Deanne Bell

My interest in engineering started when…

I grew up in a family where we made “stuff,” and no matter how ugly it may have been, my parents would put that stuff on display. That fostered an environment where I learned to respect the process of making, not just the final product.

As I got older, my friends and I joined an after-school program, where we would invent and build inventions almost every day. We would bring our whimsical ideas to life using cardboard, paint, wood and motors salvaged from thrift store purchases.

By the time I was 13, I learned to use basic power tools, which allowed me to build, fail and try again.

How I went from engineer to TV host…

I started my career as an engineer in Corporate America, but I had a desire to get out and see the world. So, I took a leave of absence from my employer to backpack solo around Asia and Australia. While surfing the web in Manila, I saw a casting call for a mechanical engineer to host a TV show. After a few email exchanges with the casting director, I had a glass of wine with a German pig farmer. He said he thought I should go and I knew he was right. I cut my trip short and flew back to the U.S. to audition for the role. I’ve never looked back.

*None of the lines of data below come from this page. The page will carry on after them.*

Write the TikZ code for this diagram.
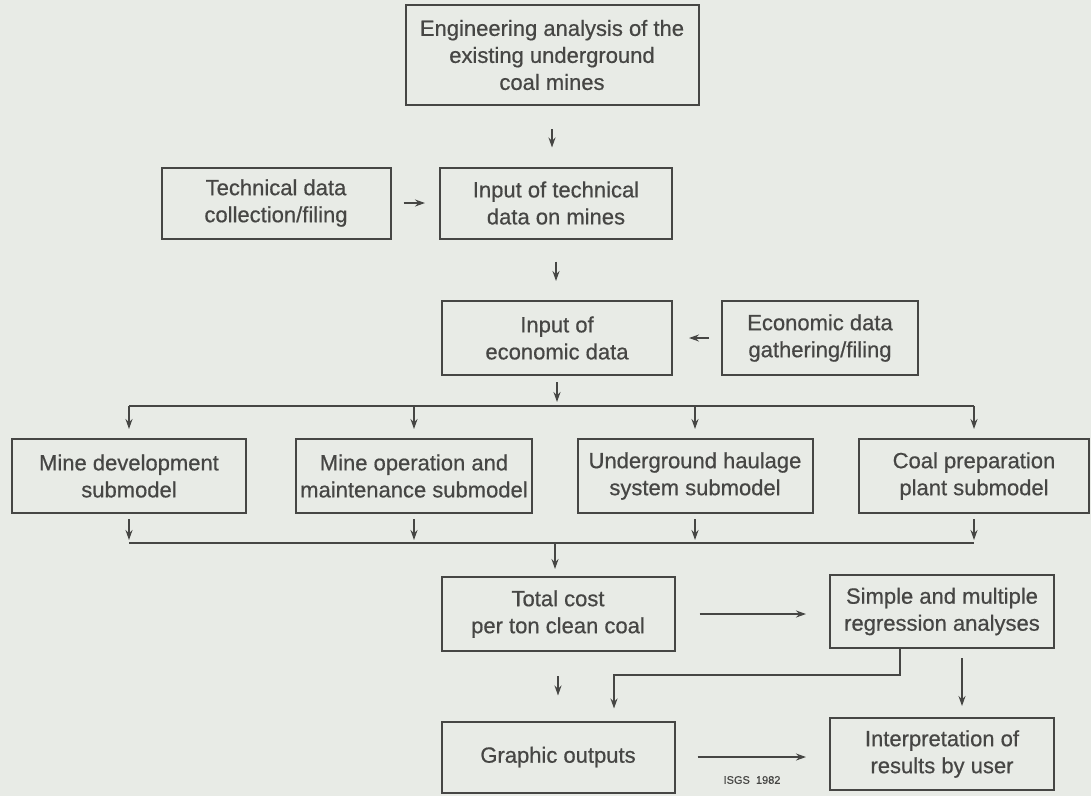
\documentclass[tikz,border=0pt]{standalone}
\usepackage{fontspec}
\setmainfont{Liberation Sans}[FakeBold=0.6]
\usetikzlibrary{arrows.meta}
\definecolor{bg}{HTML}{E8EBE6}
\definecolor{ink}{HTML}{464644}
\begin{document}
\begin{tikzpicture}[x=1pt,y=-1pt,
 box/.style={draw=ink, line width=2pt, text=ink, align=center, inner sep=0pt, font=\fontsize{22}{27}\selectfont},
 arr/.style={draw=ink, line width=1.7pt, -{Stealth[length=10pt,width=7pt]}},
 ln/.style={draw=ink, line width=1.7pt}]
\fill[bg] (0,0) rectangle (1091,796);
\useasboundingbox (0,0) rectangle (1091,796);

\node[box, minimum width=293pt, minimum height=100pt] (top) at (552,55) {Engineering analysis of the\\existing underground\\coal mines};
\node[box, minimum width=229pt, minimum height=71pt] (tech) at (276,203) {Technical data\\collection/filing};
\node[box, minimum width=232pt, minimum height=71pt] (intech) at (556,203) {Input of technical\\data on mines};
\node[box, minimum width=230pt, minimum height=74pt] (inecon) at (557,338) {Input of\\economic data};
\node[box, minimum width=196pt, minimum height=74pt] (econ) at (820,338) {Economic data\\gathering/filing};
\node[box, minimum width=234pt, minimum height=74pt] (sub1) at (129,476) {Mine development\\submodel};
\node[box, minimum width=236pt, minimum height=74pt] (sub2) at (414,476) {Mine operation and\\maintenance submodel};
\node[box, minimum width=235pt, minimum height=74pt] (sub3) at (695,476) {Underground haulage\\system submodel};
\node[box, minimum width=230pt, minimum height=74pt] (sub4) at (974,476) {Coal preparation\\plant submodel};
\node[box, minimum width=233pt, minimum height=74pt] (total) at (558,614) {Total cost\\per ton clean coal};
\node[box, minimum width=224pt, minimum height=73pt] (simple) at (942,611.5) {Simple and multiple\\regression analyses};
\node[box, minimum width=233pt, minimum height=71pt] (graphic) at (558,757) {Graphic outputs};
\node[box, minimum width=224pt, minimum height=72pt] (interp) at (942,754) {Interpretation of\\results by user};
\node[text=ink, inner sep=0pt, font=\fontsize{11}{13}\selectfont] (isgs) at (752,780) {ISGS\ \ 1982};

\coordinate (split) at (555,406);
\coordinate (join) at (555,543);
\coordinate (bend) at (614,675);
\coordinate (sx) at (900,0);
\coordinate (ax) at (962,0);

\draw[arr, shorten <=23pt, shorten >=19pt] (top.south) -- (top.south |- intech.north);
\draw[arr, shorten <=12pt, shorten >=14pt] (tech.east) -- (tech.east -| intech.west);
\draw[arr, shorten <=22pt, shorten >=19pt] (intech.south) -- (intech.south |- inecon.north);
\draw[arr, shorten <=12pt, shorten >=16pt] (econ.west) -- (econ.west -| inecon.east);
\draw[arr, shorten <=6pt, shorten >=4pt] (inecon.south) -- (inecon.south |- split);
\draw[ln] (sub1.north |- split) -- (sub4.north |- split);
\foreach \s in {sub1,sub2,sub3,sub4} {
  \draw[arr, shorten >=9pt] (\s.north |- split) -- (\s.north);
  \draw[arr, shorten <=5pt, shorten >=3pt] (\s.south) -- (\s.south |- join);
}
\draw[ln] (sub1.south |- join) -- (sub4.south |- join);
\draw[arr, shorten >=7pt] (join) -- (join |- total.north);
\draw[arr, shorten <=24pt, shorten >=23pt] (total.east) -- (total.east -| simple.west);
\draw[arr, shorten >=12pt] (simple.south -| sx) -- (sx |- bend) -- (bend) -- (bend |- graphic.north);
\draw[arr, shorten <=24pt, shorten >=25pt] (total.south) -- (total.south |- graphic.north);
\draw[arr, shorten <=9pt, shorten >=11pt] (simple.south -| ax) -- (interp.north -| ax);
\draw[arr, shorten <=22pt, shorten >=23pt] (graphic.east) -- (graphic.east -| interp.west);
\end{tikzpicture}
\end{document}
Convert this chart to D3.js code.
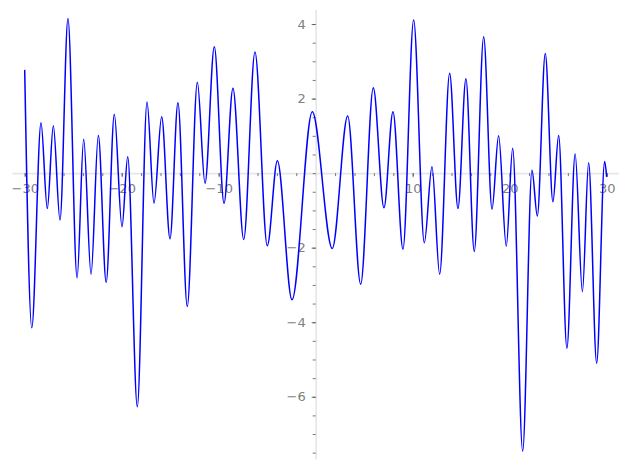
<!DOCTYPE html>
<meta charset="utf-8">
<script src="https://d3js.org/d3.v7.min.js"></script>
<style>
  body { margin: 0; background: #fff; }
  .tick text { font-family: "DejaVu Sans", sans-serif; font-size: 13px; fill: #808080; }
</style>
<div id="chart"></div>
<script>
// curve turning points (x, value)
var curveX = [-30, -29.27, -28.32, -27.67, -27.05, -26.36, -25.54, -24.6, -23.92, -23.16,
  -22.41, -21.6, -20.76, -19.97, -19.38, -18.39, -17.39, -16.67, -15.88, -15.02,
  -14.2, -13.24, -12.2, -11.41, -10.45, -9.45, -8.53, -7.42, -6.26, -4.99,
  -3.95, -2.44, -0.35, 1.71, 3.3, 4.64, 5.94, 7.04, 7.97, 9.0,
  10.1, 11.2, 11.99, 12.78, 13.81, 14.67, 15.49, 16.35, 17.32, 18.18,
  18.86, 19.65, 20.31, 21.34, 22.3, 22.85, 23.67, 24.46, 25.05, 25.9,
  26.75, 27.5, 28.14, 28.97, 29.79, 30];
var curveY = [2.77, -4.15, 1.35, -0.95, 1.27, -1.26, 4.15, -2.81, 0.91, -2.71,
  1.01, -2.93, 1.58, -1.44, 0.44, -6.27, 1.91, -0.81, 1.51, -1.76,
  1.89, -3.58, 2.44, -0.27, 3.39, -0.81, 2.28, -1.78, 3.25, -1.95,
  0.33, -3.40, 1.65, -2.02, 1.53, -2.98, 2.29, -0.93, 1.65, -2.04,
  4.11, -1.87, 0.17, -2.71, 2.68, -0.95, 2.53, -2.1, 3.66, -0.97,
  1.00, -1.96, 0.67, -7.46, 0.08, -1.15, 3.21, -0.77, 1.01, -4.7,
  0.51, -3.18, 0.28, -5.1, 0.31, -0.1];

var xMajor = [-30, -20, -10, 10, 20, 30];
var xMinor = d3.range(-30, 31, 2);
var yMajor = [-6, -4, -2, 2, 4];
var yMinor = d3.range(-7.5, 4.01, 0.5);

var width = 627, height = 470;

var x = d3.scaleLinear().domain([-31.3, 31.2]).range([12.1, 618.3]);
var y = d3.scaleLinear().domain([4.39, -7.67]).range([9.5, 459]);

var svg = d3.select("#chart")
  .append("svg")
    .attr("width", width)
    .attr("height", height);

function styleAxis(g) {
  g.select(".domain").attr("stroke", "#e6e6e6").attr("stroke-width", 1.6);
  g.selectAll(".tick line").attr("stroke", "#555").attr("stroke-width", 0.8);
}

// x axis through y = 0
svg.append("g")
  .attr("transform", "translate(0," + y(0) + ")")
  .call(d3.axisBottom(x).tickValues(xMinor).tickSize(3).tickSizeOuter(0).tickFormat(""))
  .call(styleAxis);
svg.append("g")
  .attr("transform", "translate(0," + y(0) + ")")
  .call(d3.axisBottom(x).tickValues(xMajor).tickSize(4).tickSizeOuter(0).tickPadding(6.5).tickFormat(d3.format("d")))
  .call(styleAxis)
  .call(function(g) { g.select(".domain").remove(); });

// y axis through x = 0
svg.append("g")
  .attr("transform", "translate(" + x(0) + ",0)")
  .call(d3.axisLeft(y).tickValues(yMinor).tickSize(3).tickSizeOuter(0).tickFormat(""))
  .call(styleAxis);
svg.append("g")
  .attr("transform", "translate(" + x(0) + ",0)")
  .call(d3.axisLeft(y).tickValues(yMajor).tickSize(4).tickSizeOuter(0).tickPadding(6).tickFormat(d3.format("d")))
  .call(styleAxis)
  .call(function(g) { g.select(".domain").remove(); });

var pts = curveX.map(function(d, i) { return [d, curveY[i]]; });

var line = d3.line()
  .x(function(d) { return x(d[0]); })
  .y(function(d) { return y(d[1]); })
  .curve(d3.curveMonotoneX);

svg.append("path")
  .datum(pts)
  .attr("fill", "none")
  .attr("stroke", "#0000ff")
  .attr("stroke-width", 1.5)
  .attr("d", line);
</script>
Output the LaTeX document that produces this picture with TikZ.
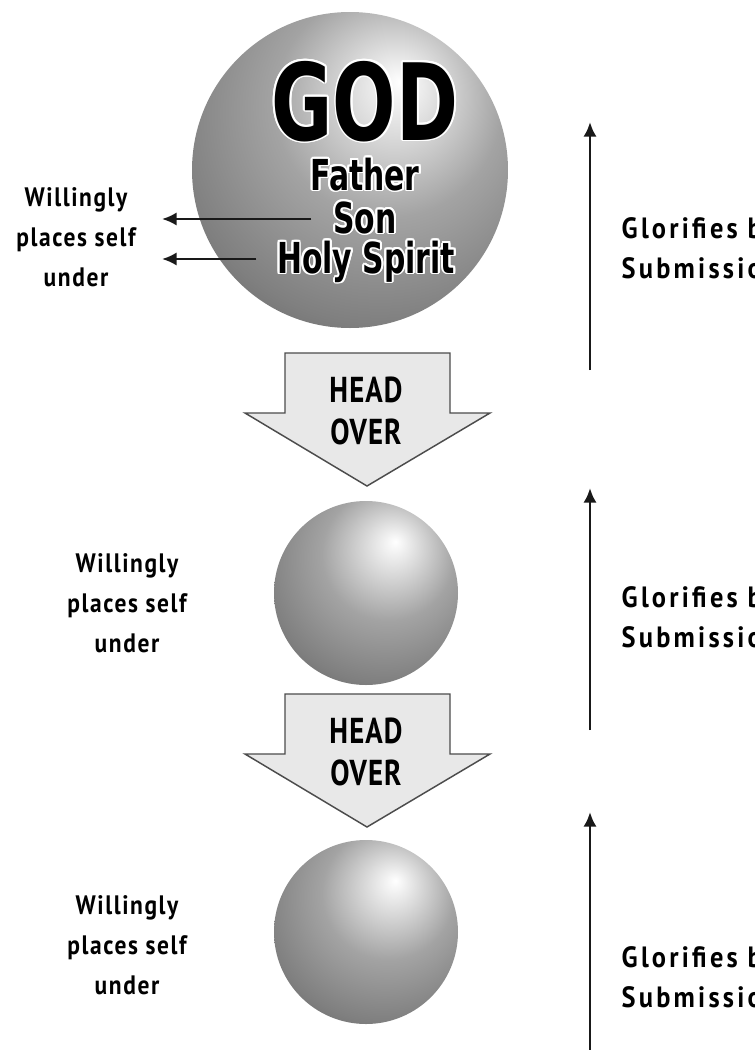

Most surprising things I have learned from hosting Make Me a Millionaire Inventor

I’ve been most impressed and surprised by how much people are willing to put on the line for their invention. Our inventors have mortgaged houses, sold cars, and quit jobs to make their ideas happen. The emotions are so raw and real when they see their new prototype for the first time. That gets amplified tenfold after their pitch. They are all in at that point.

Key elements I look at when evaluating inventors’ ideas…

Every design or invention is different, but the key things I look for are: Does the invention solve a problem, address a need, or is it just so cool that people will love it? (We are on TV, after all). What is the market size? And what is the inventor’s current inertia – are they making progress or are they completely stagnant?

My best advice for entrepreneurs going from an idea to a prototype…

Dive in. You’re never going to know everything, but if you dive in, you will figure it out along the way. The hardest part is taking the first step.

The next steps entrepreneurs should take to turn their prototype into a business…

Listen. It’s not about telling your customers what they want, rather it’s about listening to your customers and making sure your product is what they need.

3 essential components of a great business pitch…

  1. Confidence in yourself and the product
  2. Know your customer and market opportunity
  3. Know your competition

How can entrepreneurs best prepare for pitching their business to investors…

While the presentation breaks the ice, the real meat of our investor pitches is in the question and answer. Make a great first impression, but make sure your brain is filled with the knowledge you need to answer an investor’s questions confidently.

My best piece of advice for entrepreneurs building their networks…

Be present and say yes to new opportunities. Call, email and actively seek experts and mentors.

Top 3 resources for entrepreneurs learning about patents…

  1. Use this website to conduct a thorough patent search.
  2. Understand the difference between design and utility patents using this website.
  3. Find a good lawyer. Intellectual property (IP) is important, but can also give entrepreneurs a false sense of security. It’s important to clearly understand why and/or if you need a patent and how you will be able to leverage, protect and/or license your IP. Patents don’t make money, businesses do.

My vision for FutureEngineers.org…

At Future Engineers we pair K-12 innovation challenges with inspiring brands and media. Using our online platform, we connect our teachers and students to engineering lessons. Children may not know about engineering but do know a lot about brands, movies or any and all things cool. We use the cool factor to bring engineering to life. We’re off to a smashing start with our 3D printing challenges and we intend to offer more types of challenges in 2017.

Ways that we can inspire the next generation of women in STEM…

Research shows that we need to engage students, particularly young girls, with STEM by the time they are 12 years old. My opinion: why wait until 12? Let’s start in kindergarten!

If you work in tech, be a visible example, share your passion with students and volunteer as a mentor at least once a year. If you don’t work in tech, then my advice is: don’t be intimidated. One of our goals at Future Engineers is to empower parents and teachers who may not be experts in a subject matter, like 3D design for example, with the resources needed to introduce a child to those skills nonetheless.

The trends in engineering and science that I am most excited about…

All of them! I love it all. But as a mechanical engineer, I particularly nerd out on advanced manufacturing and 3D printing. Nowadays, anyone can make a prototype with a 3D printer. Whether you’re a budding entrepreneur or a curious student, it’s quite empowering to hold your idea in your hand.

The most important habits that keep me productive…

Setting weekly goals. People always need more time than I have to offer, so I have to prioritize and set weekly goals. It can get overwhelming if I don’t.

How I evaluate which career opportunities to pursue…

Is this something I would be proud to tell others about?

The qualities that make a great engineer…

Imagining the impossible and then making it happen! And not being afraid to fail and try again… and again… and again.

Must-read books for entrepreneurs…

I’d be lying if I said I had time to read much over the past few years, which I am sure many entrepreneurs can relate to… but, anything Lean Startup related is a great place to start.